DynamoDB maintains hundreds of thousands of DNS records. It uses automation to monitor the system to ensure records are updated frequently to ensure additional capacity is added as required, hardware failures are handled, and traffic is distributed efficiently.
A bug failed to automatically repair, and required manual operator intervention to correct.
Platforms including Signal, Snapchat, Roblox, Duolingo, as well as services such as banking sites and the Ring doorbell company, were some of the 2,000 companies affected by the outage, according to Downdetector — a site that monitors internet outages — with more than 8.1 million reports of problems from users across the world.
While services were restored in a matter of hours, the impact of the outage was felt widely.

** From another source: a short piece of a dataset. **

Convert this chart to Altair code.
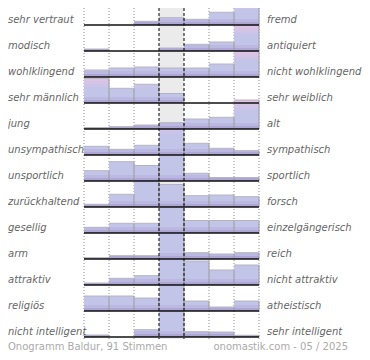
import altair as alt
import pandas as pd

left_labels = ["sehr vertraut", "modisch", "wohlklingend", "sehr männlich", "jung",
               "unsympathisch", "unsportlich", "zurückhaltend", "gesellig", "arm",
               "attraktiv", "religiös", "nicht intelligent"]
right_labels = ["fremd", "antiquiert", "nicht wohlklingend", "sehr weiblich", "alt",
                "sympathisch", "sportlich", "forsch", "einzelgängerisch", "reich",
                "nicht attraktiv", "atheistisch", "sehr intelligent"]

# estimated bar heights per row (7 answer steps, left pole -> right pole)
values = [
    [0, 0, 3.7, 7.3, 5.7, 12.7, 24.5],
    [2, 0, 0, 3, 6.7, 9, 26],
    [7, 9, 10, 9, 9, 13, 26],
    [24.7, 14.7, 18.7, 9.5, 0, 0, 0],
    [1.5, 2.3, 4, 6.3, 10, 11.7, 29],
    [8.7, 5.7, 9.7, 32, 11.7, 6.7, 4.3],
    [10.3, 19.3, 15.5, 40, 7.7, 3.5, 3.5],
    [2.7, 12.7, 40, 22.5, 11.3, 12, 10.3],
    [5.7, 9.7, 9.7, 40, 12.5, 12.5, 12.5],
    [1.3, 3.3, 3.3, 40, 6.3, 5, 6.3],
    [2, 6.7, 9.3, 40, 24, 15, 20],
    [15, 15, 13, 40, 10, 4, 10],
    [2, 0, 7.3, 40, 5.3, 5, 1.7],
]

footer_left = "Onogramm Baldur, 91 Stimmen"
footer_right = "onomastik.com - 05 / 2025"

steps = 7
neutral_step = [4]
dotted_edges = [0, 1, 2, 5, 6, 7]
dashed_edges = [3, 4]

abs_lo = [0, 1, 3, 6]
rel_lo = [0.65, 0.74, 0.82, 0.9, 10]
slice_colors = ["#9d92c8", "#aea7d6", "#bbb9e2", "#c3c5e8", "#cac5e8",
                "#d1c4e6", "#d7c3e5", "#ddc3e4"]

n = len(left_labels)
ROW = 26

recs = []
for i in reversed(range(n)):
    for j, v in enumerate(values[i]):
        recs.append({"row": i, "col": j + 1, "v": v, "base": (n - 1 - i) * ROW})
bars = pd.DataFrame(recs)

rows = pd.DataFrame({
    "row": list(range(n)),
    "left": left_labels,
    "right": right_labels,
    "base": [(n - 1 - i) * ROW for i in range(n)],
})

xs = alt.Scale(domain=[0, steps], nice=False, zero=False)
ys = alt.Scale(domain=[-23, 329], nice=False, zero=False)

bg = alt.Chart(pd.DataFrame({"c": neutral_step})).transform_calculate(
    c0="datum.c - 1"
).mark_rect(color="#ebebeb").encode(
    x=alt.X("c0:Q", scale=xs, axis=None),
    x2="c:Q",
    y=alt.value(0),
    y2=alt.value(331),
)

dotted = alt.Chart(pd.DataFrame({"e": dotted_edges})).mark_rule(
    color="#8a8a8a", strokeDash=[1, 2], strokeWidth=1
).encode(
    x=alt.X("e:Q", scale=xs, axis=None),
    y=alt.value(0),
    y2=alt.value(331),
)

def bound(kexpr):
    return (f"({kexpr}) < 4 ? {abs_lo}[{kexpr}] : "
            f"round(datum.rowmax * {rel_lo}[({kexpr}) - 4])")

slices = alt.Chart(bars).transform_joinaggregate(
    rowmax="max(v)", groupby=["row"]
).transform_calculate(
    k="[0,1,2,3,4,5,6,7]"
).transform_flatten(["k"]).transform_calculate(
    lo=bound("datum.k"), hi=bound("datum.k + 1")
).transform_filter("datum.v > datum.lo").transform_calculate(
    ya="datum.base + datum.lo",
    yb="datum.base + min(datum.v, datum.hi)",
    c0="datum.col - 1",
).mark_rect(strokeWidth=0).encode(
    x=alt.X("c0:Q", scale=xs, axis=None),
    x2="col:Q",
    y=alt.Y("yb:Q", scale=ys, axis=None),
    y2="ya:Q",
    color=alt.Color("k:O", scale=alt.Scale(domain=list(range(8)), range=slice_colors), legend=None),
)

right_edges = alt.Chart(bars).transform_filter("datum.v > 0").transform_calculate(
    top="datum.base + datum.v"
).mark_rule(color="#999999", strokeWidth=1).encode(
    x=alt.X("col:Q", scale=xs, axis=None),
    y=alt.Y("top:Q", scale=ys, axis=None),
    y2="base:Q",
)

top_edges = alt.Chart(bars).transform_filter("datum.v > 0 && datum.v <= 30").transform_calculate(
    top="datum.base + datum.v", c0="datum.col - 1"
).mark_rule(color="#b4b4c0", strokeWidth=1).encode(
    x=alt.X("c0:Q", scale=xs, axis=None),
    x2="col:Q",
    y=alt.Y("top:Q", scale=ys, axis=None),
)

dashed = alt.Chart(pd.DataFrame({"e": dashed_edges})).mark_rule(
    color="#000000", strokeDash=[3, 2], strokeWidth=1
).encode(
    x=alt.X("e:Q", scale=xs, axis=None),
    y=alt.value(0),
    y2=alt.value(331),
)

baselines = alt.Chart(rows).mark_rule(color="#111111", strokeWidth=1.5).encode(
    x=alt.value(0),
    x2=alt.value(175),
    y=alt.Y("base:Q", scale=ys, axis=None),
)

left_text = alt.Chart(rows).mark_text(
    align="left", baseline="alphabetic", dy=-2, font="DejaVu Sans",
    fontStyle="italic", fontSize=10, color="#666666"
).encode(
    x=alt.value(-76),
    y=alt.Y("base:Q", scale=ys, axis=None),
    text="left:N",
)

right_text = alt.Chart(rows).mark_text(
    align="left", baseline="alphabetic", dy=-2, font="DejaVu Sans",
    fontStyle="italic", fontSize=10, color="#666666"
).encode(
    x=alt.value(183),
    y=alt.Y("base:Q", scale=ys, axis=None),
    text="right:N",
)

foot_l = alt.Chart(pd.DataFrame({"t": [footer_left]})).mark_text(
    align="left", baseline="alphabetic", font="DejaVu Sans", fontSize=10, color="#aaaaaa"
).encode(x=alt.value(-76), y=alt.value(342), text="t:N")

foot_r = alt.Chart(pd.DataFrame({"t": [footer_right]})).mark_text(
    align="right", baseline="alphabetic", font="DejaVu Sans", fontSize=10, color="#aaaaaa"
).encode(x=alt.value(264), y=alt.value(342), text="t:N")

chart = alt.layer(
    bg, dotted, slices, right_edges, top_edges, dashed, baselines,
    left_text, right_text, foot_l, foot_r
).properties(
    width=175, height=352,
    padding={"left": 76, "right": 103, "top": 0, "bottom": 0},
    autosize=alt.AutoSizeParams(type="none"),
    background="white",
).configure_view(strokeWidth=0)

chart.save("out.html", embed_options={"renderer": "svg", "actions": False})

Customers of Eight Sleep — a smart bed company that connects to the internet to control the temperature and incline of a person’s bed — found they were unable to adjust the bed or the temperature of the bed during the outage because they were unable to connect to the bed in their phone app.
Dr Suelette Dreyfus, a computing and information systems lecturer at the University of Melbourne, said the outages showed how dependent the world was on single points of failure on the internet.
“That single point isn’t just AWS — they’re the biggest cloud provider with 30% or so of the market — but rather the cloud as a whole, which is basically just three companies,” she said.
“The internet was designed to be resilient; many other channels existed for routing around problems or attacks, but we’ve lost some of that resilience by becoming so dependent on a handful of giant tech companies to provide not just data storage but also house data services.”